PROBLEM REQUIREMENTS
Using the material below, print a verbatim copy of every line from the one containing "Recreate this image" through the one containing "120, interval: 20", inclusive, and omit the pictures.
-- DATASET CONTENT start --
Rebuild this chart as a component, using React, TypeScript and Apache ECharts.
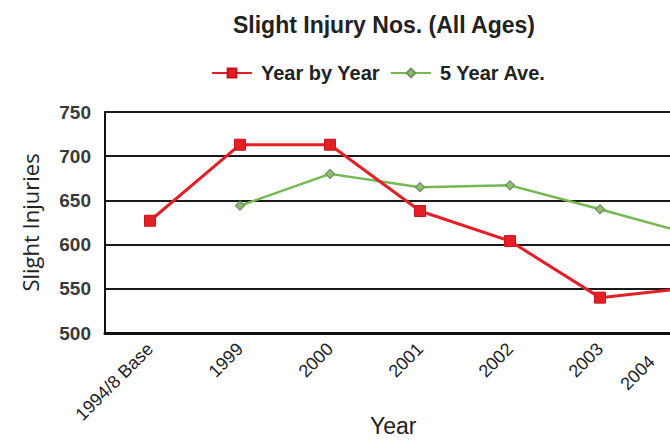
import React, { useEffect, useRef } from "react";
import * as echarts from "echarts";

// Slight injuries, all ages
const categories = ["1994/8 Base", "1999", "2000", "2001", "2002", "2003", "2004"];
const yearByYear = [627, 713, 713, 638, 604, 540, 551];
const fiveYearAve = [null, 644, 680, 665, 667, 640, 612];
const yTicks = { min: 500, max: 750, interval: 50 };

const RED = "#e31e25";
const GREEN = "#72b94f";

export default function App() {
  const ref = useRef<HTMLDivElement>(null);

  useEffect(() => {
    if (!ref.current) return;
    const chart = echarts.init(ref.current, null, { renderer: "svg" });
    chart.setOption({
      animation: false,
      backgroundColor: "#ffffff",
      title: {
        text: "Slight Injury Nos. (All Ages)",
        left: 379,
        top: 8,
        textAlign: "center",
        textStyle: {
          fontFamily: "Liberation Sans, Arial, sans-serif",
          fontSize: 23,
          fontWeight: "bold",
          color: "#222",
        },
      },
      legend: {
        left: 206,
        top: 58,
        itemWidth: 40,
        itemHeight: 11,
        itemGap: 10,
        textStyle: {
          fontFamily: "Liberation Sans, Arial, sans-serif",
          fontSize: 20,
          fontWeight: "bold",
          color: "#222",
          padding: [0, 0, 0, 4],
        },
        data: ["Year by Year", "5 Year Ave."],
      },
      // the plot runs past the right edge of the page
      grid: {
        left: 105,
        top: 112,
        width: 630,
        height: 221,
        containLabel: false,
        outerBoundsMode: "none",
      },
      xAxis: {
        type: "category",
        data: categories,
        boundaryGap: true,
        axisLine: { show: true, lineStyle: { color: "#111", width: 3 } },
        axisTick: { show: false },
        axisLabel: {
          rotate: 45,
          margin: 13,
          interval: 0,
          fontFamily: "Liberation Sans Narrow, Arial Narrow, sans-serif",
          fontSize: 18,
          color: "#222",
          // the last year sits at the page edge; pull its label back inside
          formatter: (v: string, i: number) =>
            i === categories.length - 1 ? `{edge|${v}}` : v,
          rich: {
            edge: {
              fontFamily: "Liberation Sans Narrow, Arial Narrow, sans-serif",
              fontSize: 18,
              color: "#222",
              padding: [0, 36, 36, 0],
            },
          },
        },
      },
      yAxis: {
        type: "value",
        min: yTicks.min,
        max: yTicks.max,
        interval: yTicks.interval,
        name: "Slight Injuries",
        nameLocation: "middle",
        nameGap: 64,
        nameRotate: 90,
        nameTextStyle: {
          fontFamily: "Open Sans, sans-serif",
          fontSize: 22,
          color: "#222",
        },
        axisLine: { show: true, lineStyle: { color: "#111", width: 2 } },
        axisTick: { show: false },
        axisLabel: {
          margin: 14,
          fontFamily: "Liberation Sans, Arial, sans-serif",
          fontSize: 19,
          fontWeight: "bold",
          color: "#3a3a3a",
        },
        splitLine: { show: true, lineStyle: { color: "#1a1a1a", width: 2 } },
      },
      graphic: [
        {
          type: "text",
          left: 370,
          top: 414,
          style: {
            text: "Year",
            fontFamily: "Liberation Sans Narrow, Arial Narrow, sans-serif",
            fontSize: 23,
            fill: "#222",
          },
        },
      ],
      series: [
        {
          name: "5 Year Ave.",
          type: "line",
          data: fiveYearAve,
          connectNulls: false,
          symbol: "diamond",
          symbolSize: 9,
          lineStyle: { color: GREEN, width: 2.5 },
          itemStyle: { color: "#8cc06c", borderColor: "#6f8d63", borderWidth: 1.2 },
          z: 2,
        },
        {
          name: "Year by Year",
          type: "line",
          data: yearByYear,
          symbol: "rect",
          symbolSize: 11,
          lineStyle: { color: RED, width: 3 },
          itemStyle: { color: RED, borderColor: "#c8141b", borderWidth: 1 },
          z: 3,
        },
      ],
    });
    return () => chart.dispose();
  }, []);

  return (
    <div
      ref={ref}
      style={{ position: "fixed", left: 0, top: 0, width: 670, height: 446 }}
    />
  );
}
-- DATASET CONTENT end --
-- DATASET CONTENT start --
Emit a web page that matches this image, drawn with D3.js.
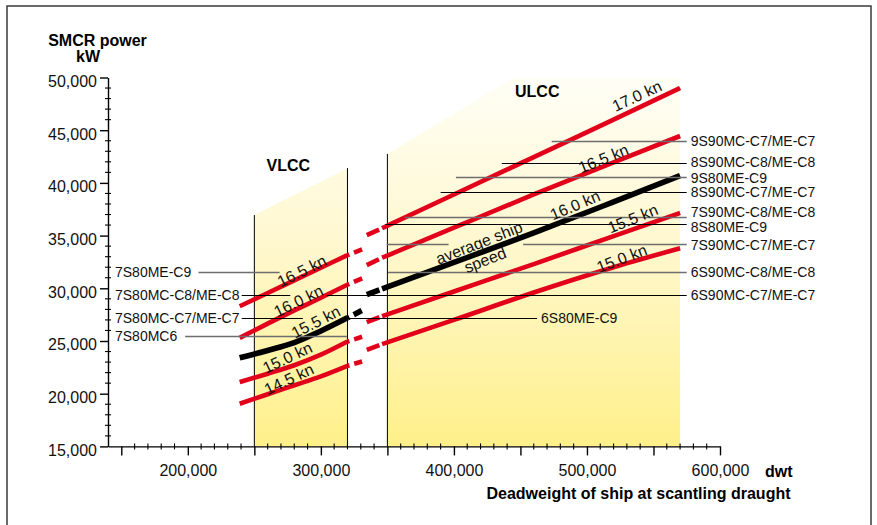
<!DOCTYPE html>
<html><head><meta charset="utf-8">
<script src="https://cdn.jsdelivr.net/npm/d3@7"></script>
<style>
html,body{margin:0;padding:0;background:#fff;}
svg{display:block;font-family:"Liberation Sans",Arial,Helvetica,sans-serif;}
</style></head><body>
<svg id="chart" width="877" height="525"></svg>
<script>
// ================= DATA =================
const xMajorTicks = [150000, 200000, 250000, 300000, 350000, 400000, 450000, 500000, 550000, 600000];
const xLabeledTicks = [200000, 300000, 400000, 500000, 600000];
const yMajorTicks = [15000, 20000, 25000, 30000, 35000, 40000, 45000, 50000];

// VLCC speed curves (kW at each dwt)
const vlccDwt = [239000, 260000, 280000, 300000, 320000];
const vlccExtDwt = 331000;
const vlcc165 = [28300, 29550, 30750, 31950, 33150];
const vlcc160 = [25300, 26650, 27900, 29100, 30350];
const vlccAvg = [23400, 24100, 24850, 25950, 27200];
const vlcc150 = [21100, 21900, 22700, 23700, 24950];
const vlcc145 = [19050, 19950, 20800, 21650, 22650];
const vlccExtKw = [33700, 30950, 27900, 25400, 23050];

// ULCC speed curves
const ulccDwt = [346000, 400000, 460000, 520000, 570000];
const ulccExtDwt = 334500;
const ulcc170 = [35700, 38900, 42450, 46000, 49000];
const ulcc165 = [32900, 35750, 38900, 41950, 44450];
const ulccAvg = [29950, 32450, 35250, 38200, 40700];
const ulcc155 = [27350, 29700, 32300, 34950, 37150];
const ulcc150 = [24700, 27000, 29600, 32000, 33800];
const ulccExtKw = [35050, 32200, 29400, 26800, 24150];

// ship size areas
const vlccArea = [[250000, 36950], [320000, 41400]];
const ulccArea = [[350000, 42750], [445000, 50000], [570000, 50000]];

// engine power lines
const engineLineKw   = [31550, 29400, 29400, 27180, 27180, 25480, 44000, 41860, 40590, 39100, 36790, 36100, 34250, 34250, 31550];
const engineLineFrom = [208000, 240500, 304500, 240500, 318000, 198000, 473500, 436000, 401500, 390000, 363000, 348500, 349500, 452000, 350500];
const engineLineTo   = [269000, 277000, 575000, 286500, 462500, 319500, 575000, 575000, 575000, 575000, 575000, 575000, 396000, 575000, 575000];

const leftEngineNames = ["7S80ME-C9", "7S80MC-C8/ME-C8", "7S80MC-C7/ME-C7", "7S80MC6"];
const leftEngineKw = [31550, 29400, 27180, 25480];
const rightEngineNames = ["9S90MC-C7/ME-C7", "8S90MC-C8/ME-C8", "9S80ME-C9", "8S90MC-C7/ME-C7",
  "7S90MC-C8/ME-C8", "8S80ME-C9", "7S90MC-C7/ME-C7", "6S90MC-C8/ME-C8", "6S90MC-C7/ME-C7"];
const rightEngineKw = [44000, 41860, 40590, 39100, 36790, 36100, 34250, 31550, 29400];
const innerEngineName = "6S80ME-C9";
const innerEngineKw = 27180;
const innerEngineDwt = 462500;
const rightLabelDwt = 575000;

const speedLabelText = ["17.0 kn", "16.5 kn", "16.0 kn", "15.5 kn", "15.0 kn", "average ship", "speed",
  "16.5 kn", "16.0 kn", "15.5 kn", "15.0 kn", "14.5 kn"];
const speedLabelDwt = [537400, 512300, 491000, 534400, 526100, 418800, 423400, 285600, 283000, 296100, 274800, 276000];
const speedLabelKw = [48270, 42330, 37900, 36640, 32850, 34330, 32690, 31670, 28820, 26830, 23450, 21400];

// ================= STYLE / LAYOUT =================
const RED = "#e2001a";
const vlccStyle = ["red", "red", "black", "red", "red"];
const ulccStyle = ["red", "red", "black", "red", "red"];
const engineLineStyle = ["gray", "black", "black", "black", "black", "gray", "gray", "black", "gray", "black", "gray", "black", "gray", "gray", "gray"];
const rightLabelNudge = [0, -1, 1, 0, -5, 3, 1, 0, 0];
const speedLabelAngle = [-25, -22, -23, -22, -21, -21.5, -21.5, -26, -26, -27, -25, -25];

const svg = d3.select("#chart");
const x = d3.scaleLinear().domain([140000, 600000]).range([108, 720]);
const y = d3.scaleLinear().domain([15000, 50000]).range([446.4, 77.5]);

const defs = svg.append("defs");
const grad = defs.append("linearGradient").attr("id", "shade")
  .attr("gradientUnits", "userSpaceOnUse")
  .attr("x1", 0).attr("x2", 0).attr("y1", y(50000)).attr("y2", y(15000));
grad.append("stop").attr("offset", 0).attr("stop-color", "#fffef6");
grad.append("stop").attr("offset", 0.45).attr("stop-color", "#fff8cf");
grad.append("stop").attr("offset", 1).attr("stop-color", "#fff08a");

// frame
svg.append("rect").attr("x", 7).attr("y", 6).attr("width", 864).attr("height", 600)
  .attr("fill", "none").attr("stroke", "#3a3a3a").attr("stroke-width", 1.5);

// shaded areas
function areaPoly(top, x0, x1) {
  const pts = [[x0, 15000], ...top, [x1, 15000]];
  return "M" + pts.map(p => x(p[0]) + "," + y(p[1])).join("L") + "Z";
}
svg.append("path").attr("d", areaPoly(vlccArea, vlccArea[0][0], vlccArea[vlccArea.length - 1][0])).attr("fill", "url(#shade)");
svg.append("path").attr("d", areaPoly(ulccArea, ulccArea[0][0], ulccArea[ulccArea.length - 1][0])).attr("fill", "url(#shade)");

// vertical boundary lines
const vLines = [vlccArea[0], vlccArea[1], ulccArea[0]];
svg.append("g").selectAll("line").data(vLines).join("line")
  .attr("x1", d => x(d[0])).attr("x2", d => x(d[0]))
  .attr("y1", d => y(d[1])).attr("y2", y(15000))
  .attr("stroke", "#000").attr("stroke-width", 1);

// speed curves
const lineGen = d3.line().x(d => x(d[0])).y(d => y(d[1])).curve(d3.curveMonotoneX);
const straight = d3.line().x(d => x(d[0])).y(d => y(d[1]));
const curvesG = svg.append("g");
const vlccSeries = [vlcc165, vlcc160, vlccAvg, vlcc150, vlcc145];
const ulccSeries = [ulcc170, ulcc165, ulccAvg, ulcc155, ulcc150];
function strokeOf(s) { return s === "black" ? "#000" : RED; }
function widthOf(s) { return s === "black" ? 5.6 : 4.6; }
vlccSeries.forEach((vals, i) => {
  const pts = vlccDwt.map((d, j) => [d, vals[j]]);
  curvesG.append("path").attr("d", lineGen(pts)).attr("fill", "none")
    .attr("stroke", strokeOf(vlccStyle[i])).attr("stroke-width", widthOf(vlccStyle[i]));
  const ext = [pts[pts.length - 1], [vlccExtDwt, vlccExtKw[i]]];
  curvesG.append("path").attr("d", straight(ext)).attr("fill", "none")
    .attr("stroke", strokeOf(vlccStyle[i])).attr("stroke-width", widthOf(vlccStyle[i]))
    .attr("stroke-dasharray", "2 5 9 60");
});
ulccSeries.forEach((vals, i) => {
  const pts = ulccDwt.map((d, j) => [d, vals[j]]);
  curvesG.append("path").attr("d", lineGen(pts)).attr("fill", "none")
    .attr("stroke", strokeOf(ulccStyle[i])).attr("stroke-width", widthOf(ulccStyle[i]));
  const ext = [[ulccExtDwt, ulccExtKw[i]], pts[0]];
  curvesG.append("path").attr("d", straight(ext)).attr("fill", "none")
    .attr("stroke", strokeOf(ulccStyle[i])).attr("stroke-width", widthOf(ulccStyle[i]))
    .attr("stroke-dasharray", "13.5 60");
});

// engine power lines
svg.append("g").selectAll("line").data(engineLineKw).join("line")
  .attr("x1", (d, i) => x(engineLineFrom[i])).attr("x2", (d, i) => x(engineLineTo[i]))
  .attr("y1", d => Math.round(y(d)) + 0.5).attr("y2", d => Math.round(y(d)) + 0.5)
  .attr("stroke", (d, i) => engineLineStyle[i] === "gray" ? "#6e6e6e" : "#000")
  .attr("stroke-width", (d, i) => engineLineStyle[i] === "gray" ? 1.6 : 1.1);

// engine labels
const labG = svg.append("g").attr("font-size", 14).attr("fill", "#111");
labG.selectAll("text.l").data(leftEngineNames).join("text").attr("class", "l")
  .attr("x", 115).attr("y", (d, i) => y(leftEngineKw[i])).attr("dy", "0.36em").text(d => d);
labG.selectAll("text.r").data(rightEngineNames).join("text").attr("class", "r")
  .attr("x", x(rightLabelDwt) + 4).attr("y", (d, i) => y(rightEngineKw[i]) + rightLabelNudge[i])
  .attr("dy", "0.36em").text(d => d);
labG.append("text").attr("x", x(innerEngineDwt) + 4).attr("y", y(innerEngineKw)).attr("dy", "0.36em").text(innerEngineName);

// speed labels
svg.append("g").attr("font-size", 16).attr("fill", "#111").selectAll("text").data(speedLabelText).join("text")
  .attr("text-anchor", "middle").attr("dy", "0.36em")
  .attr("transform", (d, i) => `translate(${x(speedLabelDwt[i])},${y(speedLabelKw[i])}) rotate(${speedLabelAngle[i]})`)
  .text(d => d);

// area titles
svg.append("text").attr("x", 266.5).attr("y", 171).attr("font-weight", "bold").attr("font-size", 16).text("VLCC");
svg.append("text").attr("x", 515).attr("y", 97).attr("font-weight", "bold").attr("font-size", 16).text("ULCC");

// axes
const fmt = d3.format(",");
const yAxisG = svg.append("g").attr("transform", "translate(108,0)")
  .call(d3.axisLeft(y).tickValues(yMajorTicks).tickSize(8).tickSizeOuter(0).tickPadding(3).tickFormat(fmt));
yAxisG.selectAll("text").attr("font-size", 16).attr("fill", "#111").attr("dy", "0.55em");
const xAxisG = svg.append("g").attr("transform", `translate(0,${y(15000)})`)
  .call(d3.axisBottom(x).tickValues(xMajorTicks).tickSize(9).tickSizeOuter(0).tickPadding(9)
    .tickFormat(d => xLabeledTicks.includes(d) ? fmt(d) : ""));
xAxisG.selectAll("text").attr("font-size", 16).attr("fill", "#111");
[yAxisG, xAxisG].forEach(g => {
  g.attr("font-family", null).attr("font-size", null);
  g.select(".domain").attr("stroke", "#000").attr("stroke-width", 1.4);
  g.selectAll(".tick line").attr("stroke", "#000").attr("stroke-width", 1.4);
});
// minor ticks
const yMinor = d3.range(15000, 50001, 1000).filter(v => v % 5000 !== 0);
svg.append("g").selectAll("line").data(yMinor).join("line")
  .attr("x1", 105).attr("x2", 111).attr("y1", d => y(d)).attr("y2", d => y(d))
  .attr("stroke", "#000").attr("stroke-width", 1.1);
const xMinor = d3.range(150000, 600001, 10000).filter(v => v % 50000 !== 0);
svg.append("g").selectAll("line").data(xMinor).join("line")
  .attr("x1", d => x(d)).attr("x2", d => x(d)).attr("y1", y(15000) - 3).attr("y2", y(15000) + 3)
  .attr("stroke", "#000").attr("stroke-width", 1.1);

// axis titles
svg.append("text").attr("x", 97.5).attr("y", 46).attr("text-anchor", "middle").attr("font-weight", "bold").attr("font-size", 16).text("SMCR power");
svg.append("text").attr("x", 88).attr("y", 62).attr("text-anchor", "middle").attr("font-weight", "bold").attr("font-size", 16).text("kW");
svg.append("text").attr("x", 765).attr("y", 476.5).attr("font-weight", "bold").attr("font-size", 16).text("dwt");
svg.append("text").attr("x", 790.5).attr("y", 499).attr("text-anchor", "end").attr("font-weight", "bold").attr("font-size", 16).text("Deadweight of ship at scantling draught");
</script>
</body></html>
-- DATASET CONTENT end --
-- DATASET CONTENT start --
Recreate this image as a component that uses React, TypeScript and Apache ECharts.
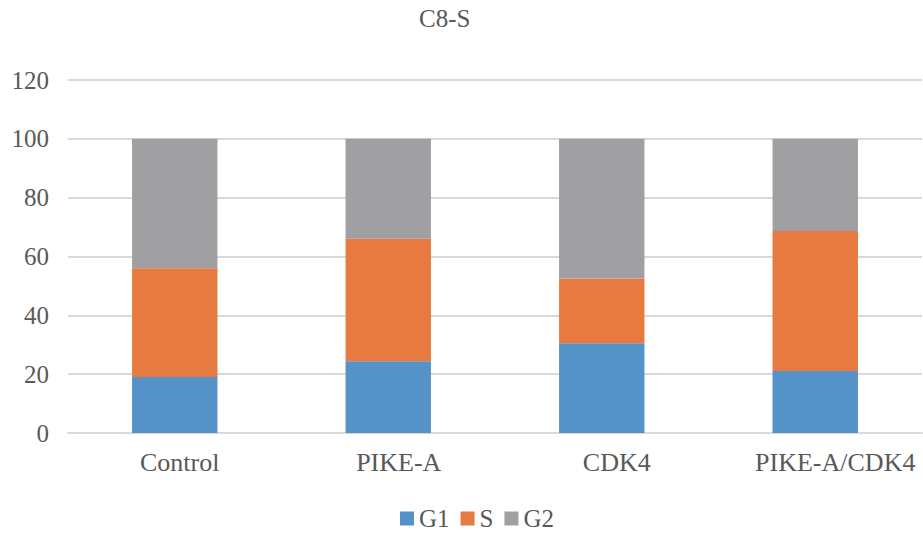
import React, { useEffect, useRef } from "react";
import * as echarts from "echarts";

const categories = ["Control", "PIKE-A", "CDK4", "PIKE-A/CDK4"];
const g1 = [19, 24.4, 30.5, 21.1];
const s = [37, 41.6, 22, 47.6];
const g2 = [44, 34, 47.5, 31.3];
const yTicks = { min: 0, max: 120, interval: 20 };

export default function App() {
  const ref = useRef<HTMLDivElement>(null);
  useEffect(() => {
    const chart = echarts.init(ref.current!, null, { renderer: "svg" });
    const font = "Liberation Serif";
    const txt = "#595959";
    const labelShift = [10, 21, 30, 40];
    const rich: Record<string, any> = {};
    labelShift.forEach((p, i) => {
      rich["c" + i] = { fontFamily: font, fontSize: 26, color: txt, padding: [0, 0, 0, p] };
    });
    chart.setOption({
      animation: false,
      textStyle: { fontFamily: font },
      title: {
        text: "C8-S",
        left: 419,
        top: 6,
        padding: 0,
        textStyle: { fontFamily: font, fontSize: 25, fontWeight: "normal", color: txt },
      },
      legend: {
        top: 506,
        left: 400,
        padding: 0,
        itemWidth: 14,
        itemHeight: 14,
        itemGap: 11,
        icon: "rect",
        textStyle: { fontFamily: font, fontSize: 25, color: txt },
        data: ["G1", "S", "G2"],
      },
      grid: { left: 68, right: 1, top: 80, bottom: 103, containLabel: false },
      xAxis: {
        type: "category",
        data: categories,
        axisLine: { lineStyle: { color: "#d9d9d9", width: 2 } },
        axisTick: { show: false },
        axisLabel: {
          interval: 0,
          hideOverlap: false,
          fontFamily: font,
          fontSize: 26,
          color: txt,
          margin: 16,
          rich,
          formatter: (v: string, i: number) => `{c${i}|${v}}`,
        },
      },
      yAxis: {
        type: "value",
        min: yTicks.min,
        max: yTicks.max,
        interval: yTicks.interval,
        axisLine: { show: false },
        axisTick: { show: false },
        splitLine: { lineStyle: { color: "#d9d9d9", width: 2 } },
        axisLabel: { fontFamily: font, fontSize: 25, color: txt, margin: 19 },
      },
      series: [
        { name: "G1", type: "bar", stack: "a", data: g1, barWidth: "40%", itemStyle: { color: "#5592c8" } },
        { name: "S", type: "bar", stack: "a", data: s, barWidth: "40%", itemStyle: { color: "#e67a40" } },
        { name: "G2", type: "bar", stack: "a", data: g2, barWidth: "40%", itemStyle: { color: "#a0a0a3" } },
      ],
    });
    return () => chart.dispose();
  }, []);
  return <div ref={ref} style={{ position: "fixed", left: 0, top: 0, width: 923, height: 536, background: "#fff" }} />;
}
-- DATASET CONTENT end --
TASK OUTPUT
Recreate this image as a component that uses React, TypeScript and Apache ECharts.
import React, { useEffect, useRef } from "react";
import * as echarts from "echarts";

const categories = ["Control", "PIKE-A", "CDK4", "PIKE-A/CDK4"];
const g1 = [19, 24.4, 30.5, 21.1];
const s = [37, 41.6, 22, 47.6];
const g2 = [44, 34, 47.5, 31.3];
const yTicks = { min: 0, max: 120, interval: 20 };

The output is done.